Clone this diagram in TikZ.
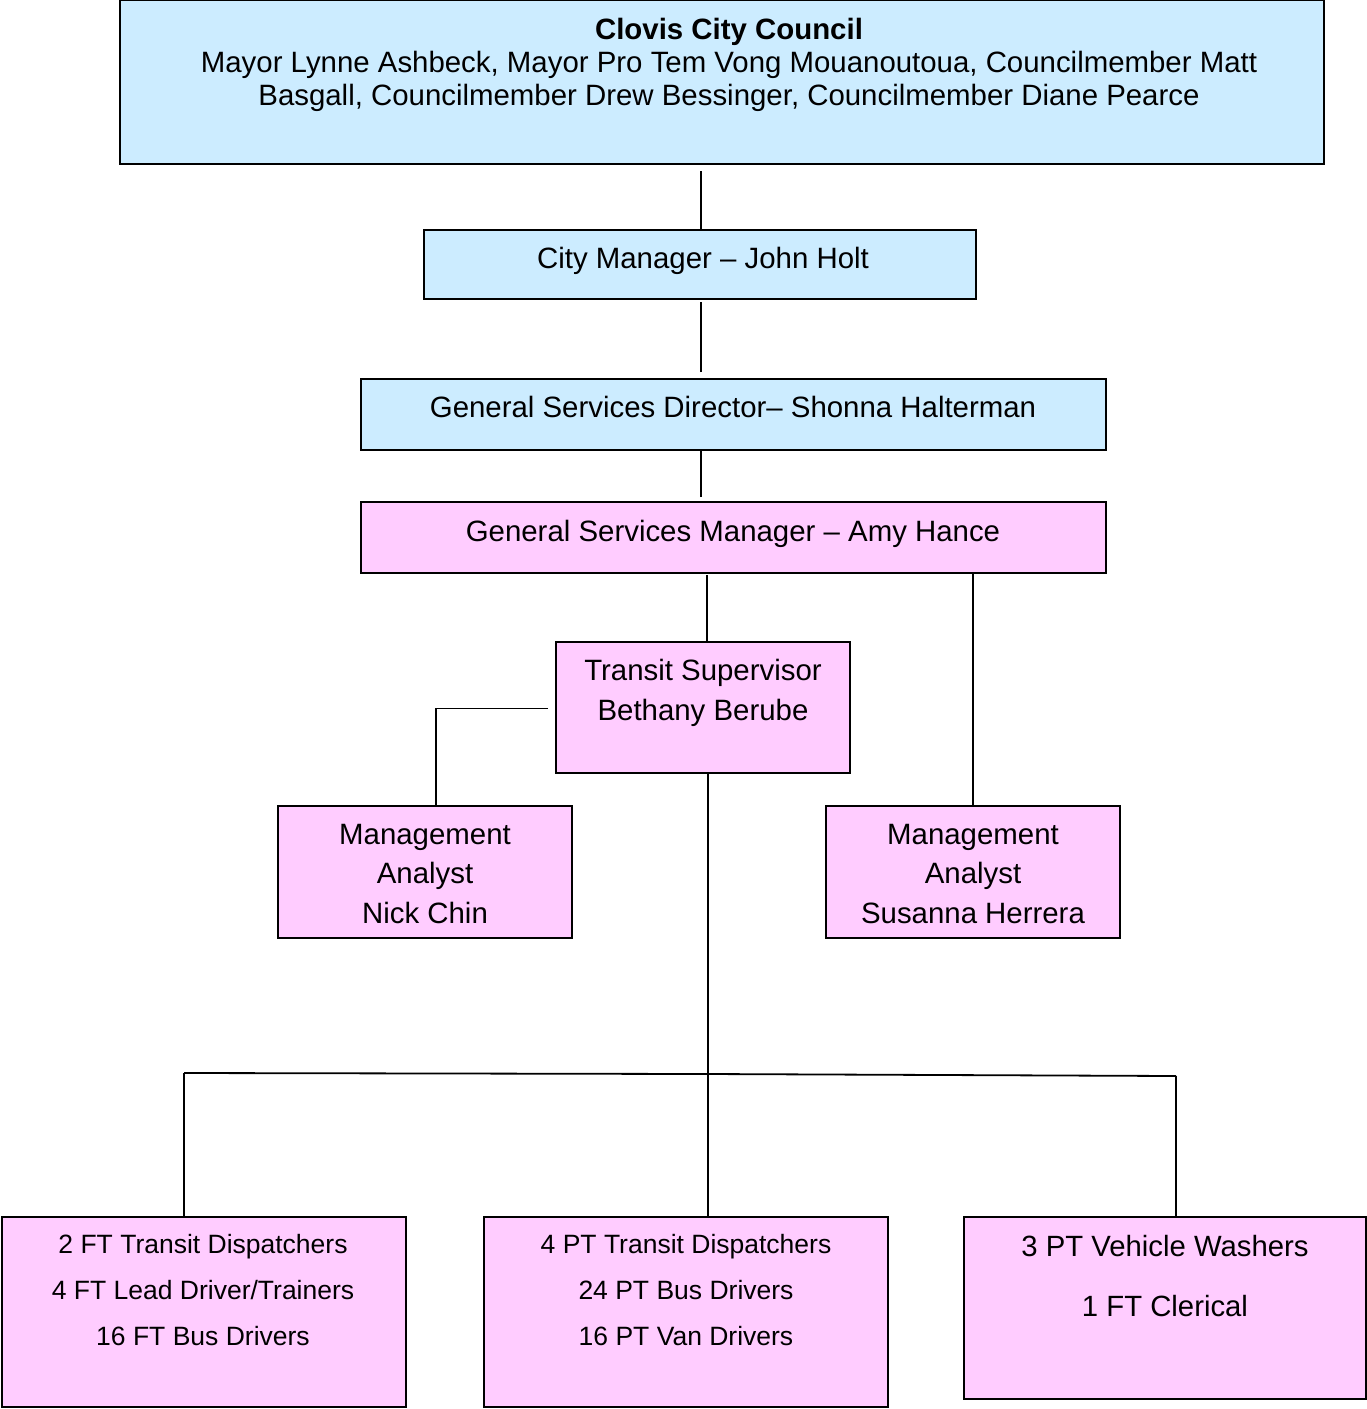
\documentclass[tikz,border=0pt]{standalone}
\usepackage{fontspec}
\setmainfont{Liberation Sans}
\definecolor{boxblue}{HTML}{CCECFF}
\definecolor{boxpink}{HTML}{FFCCFF}

\begin{document}
\begin{tikzpicture}[x=1pt,y=-1pt,line width=1.8pt,
    bluebox/.style={draw,fill=boxblue,inner sep=0pt},
    pinkbox/.style={draw,fill=boxpink,inner sep=0pt},
    lbl/.style={align=center,inner sep=0pt,font=\fontsize{29.4}{39.5}\selectfont},
    small/.style={lbl,font=\fontsize{26.5}{46}\selectfont}]
      \useasboundingbox (0,0) rectangle (1367,1409) ;
      % boxes
      \node[bluebox,minimum width=1204pt,minimum height=164pt] (council) at (722,82) {} ;
      \node[bluebox,minimum width=552pt,minimum height=69pt] (citymgr) at (700,264.5) {} ;
      \node[bluebox,minimum width=745pt,minimum height=71pt] (gsdir) at (733.5,414.5) {} ;
      \node[pinkbox,minimum width=745pt,minimum height=71pt] (gsmgr) at (733.5,537.5) {} ;
      \node[pinkbox,minimum width=294pt,minimum height=131pt] (transup) at (703,707.5) {} ;
      \node[pinkbox,minimum width=294pt,minimum height=132pt] (analystA) at (425,872) {} ;
      \node[pinkbox,minimum width=294pt,minimum height=132pt] (analystB) at (973,872) {} ;
      \node[pinkbox,minimum width=404pt,minimum height=190pt] (dispft) at (204,1312) {} ;
      \node[pinkbox,minimum width=404pt,minimum height=190pt] (disppt) at (686,1312) {} ;
      \node[pinkbox,minimum width=402pt,minimum height=182pt] (washers) at (1165,1308) {} ;
      % texts
      \node[lbl,font=\fontsize{29.4}{33}\selectfont] (councilT) at (729,64.5)
        {\textbf{Clovis City Council}\\Mayor Lynne Ashbeck, Mayor Pro Tem Vong Mouanoutoua, Councilmember Matt\\%
         Basgall, Councilmember Drew Bessinger, Councilmember Diane Pearce} ;
      \node[lbl] (citymgrT) at (703,261) {City Manager -- John Holt} ;
      \node[lbl] (gsdirT) at (733,407) {General Services Director-- Shonna Halterman} ;
      \node[lbl] (gsmgrT) at (733,534) {General Services Manager -- Amy Hance} ;
      \node[lbl] (transupT) at (703,693) {Transit Supervisor\\Bethany Berube} ;
      \node[lbl] (analystAT) at (425,874) {Management\\Analyst\\Nick Chin} ;
      \node[lbl] (analystBT) at (973,874) {Management\\Analyst\\Susanna Herrera} ;
      \node[small] (dispftT) at (203,1290) {2 FT Transit Dispatchers\\4 FT Lead Driver/Trainers\\16 FT Bus Drivers} ;
      \node[small] (dispptT) at (686,1290) {4 PT Transit Dispatchers\\24 PT Bus Drivers\\16 PT Van Drivers} ;
      \node[lbl,font=\fontsize{29.3}{60}\selectfont] (washersT) at (1165,1276) {3 PT Vehicle Washers\\1 FT Clerical} ;
      % connectors
      \coordinate (bus) at (708,1074) ;
      \coordinate (busL) at (184,1073) ;
      \coordinate (busR) at (1176,1076) ;
      \draw (citymgr.north) ++(1,0) -- ++(0,-58) ;
      \draw (gsdir.north -| citymgr.north) ++(1,-6) -- ++(0,-70) ;
      \draw (gsmgr.north -| citymgr.north) ++(1,-4) -- ++(0,-46) ;
      \draw (transup.north) ++(4,0) -- ++(0,-66) ;
      \draw (analystB.north) -- (analystB.north |- gsmgr.south) ;
      \draw ([xshift=-7pt,yshift=-1pt]transup.west) -- ([xshift=11pt,yshift=-1pt]analystA.north |- transup.west)
        -- ([xshift=11pt]analystA.north) ;
      \draw (transup.south -| bus) -- (bus) ;
      \draw (busL) -- (bus) -- (busR) ;
      \draw (busL) -- (busL |- dispft.north) ;
      \draw (bus) -- (bus |- disppt.north) ;
      \draw (busR) -- (busR |- washers.north) ;
    \end{tikzpicture}
\end{document}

***

SET PROBLEM: Set down the complete material exactly, but do not include the images.

SOLUTION:
Clone this diagram in TikZ.
\documentclass[tikz,border=0pt]{standalone}
\usepackage{fontspec}
\setmainfont{Liberation Sans}
\definecolor{boxblue}{HTML}{CCECFF}
\definecolor{boxpink}{HTML}{FFCCFF}

\begin{document}
\begin{tikzpicture}[x=1pt,y=-1pt,line width=1.8pt,
    bluebox/.style={draw,fill=boxblue,inner sep=0pt},
    pinkbox/.style={draw,fill=boxpink,inner sep=0pt},
    lbl/.style={align=center,inner sep=0pt,font=\fontsize{29.4}{39.5}\selectfont},
    small/.style={lbl,font=\fontsize{26.5}{46}\selectfont}]
      \useasboundingbox (0,0) rectangle (1367,1409) ;
      % boxes
      \node[bluebox,minimum width=1204pt,minimum height=164pt] (council) at (722,82) {} ;
      \node[bluebox,minimum width=552pt,minimum height=69pt] (citymgr) at (700,264.5) {} ;
      \node[bluebox,minimum width=745pt,minimum height=71pt] (gsdir) at (733.5,414.5) {} ;
      \node[pinkbox,minimum width=745pt,minimum height=71pt] (gsmgr) at (733.5,537.5) {} ;
      \node[pinkbox,minimum width=294pt,minimum height=131pt] (transup) at (703,707.5) {} ;
      \node[pinkbox,minimum width=294pt,minimum height=132pt] (analystA) at (425,872) {} ;
      \node[pinkbox,minimum width=294pt,minimum height=132pt] (analystB) at (973,872) {} ;
      \node[pinkbox,minimum width=404pt,minimum height=190pt] (dispft) at (204,1312) {} ;
      \node[pinkbox,minimum width=404pt,minimum height=190pt] (disppt) at (686,1312) {} ;
      \node[pinkbox,minimum width=402pt,minimum height=182pt] (washers) at (1165,1308) {} ;
      % texts
      \node[lbl,font=\fontsize{29.4}{33}\selectfont] (councilT) at (729,64.5)
        {\textbf{Clovis City Council}\\Mayor Lynne Ashbeck, Mayor Pro Tem Vong Mouanoutoua, Councilmember Matt\\%
         Basgall, Councilmember Drew Bessinger, Councilmember Diane Pearce} ;
      \node[lbl] (citymgrT) at (703,261) {City Manager -- John Holt} ;
      \node[lbl] (gsdirT) at (733,407) {General Services Director-- Shonna Halterman} ;
      \node[lbl] (gsmgrT) at (733,534) {General Services Manager -- Amy Hance} ;
      \node[lbl] (transupT) at (703,693) {Transit Supervisor\\Bethany Berube} ;
      \node[lbl] (analystAT) at (425,874) {Management\\Analyst\\Nick Chin} ;
      \node[lbl] (analystBT) at (973,874) {Management\\Analyst\\Susanna Herrera} ;
      \node[small] (dispftT) at (203,1290) {2 FT Transit Dispatchers\\4 FT Lead Driver/Trainers\\16 FT Bus Drivers} ;
      \node[small] (dispptT) at (686,1290) {4 PT Transit Dispatchers\\24 PT Bus Drivers\\16 PT Van Drivers} ;
      \node[lbl,font=\fontsize{29.3}{60}\selectfont] (washersT) at (1165,1276) {3 PT Vehicle Washers\\1 FT Clerical} ;
      % connectors
      \coordinate (bus) at (708,1074) ;
      \coordinate (busL) at (184,1073) ;
      \coordinate (busR) at (1176,1076) ;
      \draw (citymgr.north) ++(1,0) -- ++(0,-58) ;
      \draw (gsdir.north -| citymgr.north) ++(1,-6) -- ++(0,-70) ;
      \draw (gsmgr.north -| citymgr.north) ++(1,-4) -- ++(0,-46) ;
      \draw (transup.north) ++(4,0) -- ++(0,-66) ;
      \draw (analystB.north) -- (analystB.north |- gsmgr.south) ;
      \draw ([xshift=-7pt,yshift=-1pt]transup.west) -- ([xshift=11pt,yshift=-1pt]analystA.north |- transup.west)
        -- ([xshift=11pt]analystA.north) ;
      \draw (transup.south -| bus) -- (bus) ;
      \draw (busL) -- (bus) -- (busR) ;
      \draw (busL) -- (busL |- dispft.north) ;
      \draw (bus) -- (bus |- disppt.north) ;
      \draw (busR) -- (busR |- washers.north) ;
    \end{tikzpicture}
\end{document}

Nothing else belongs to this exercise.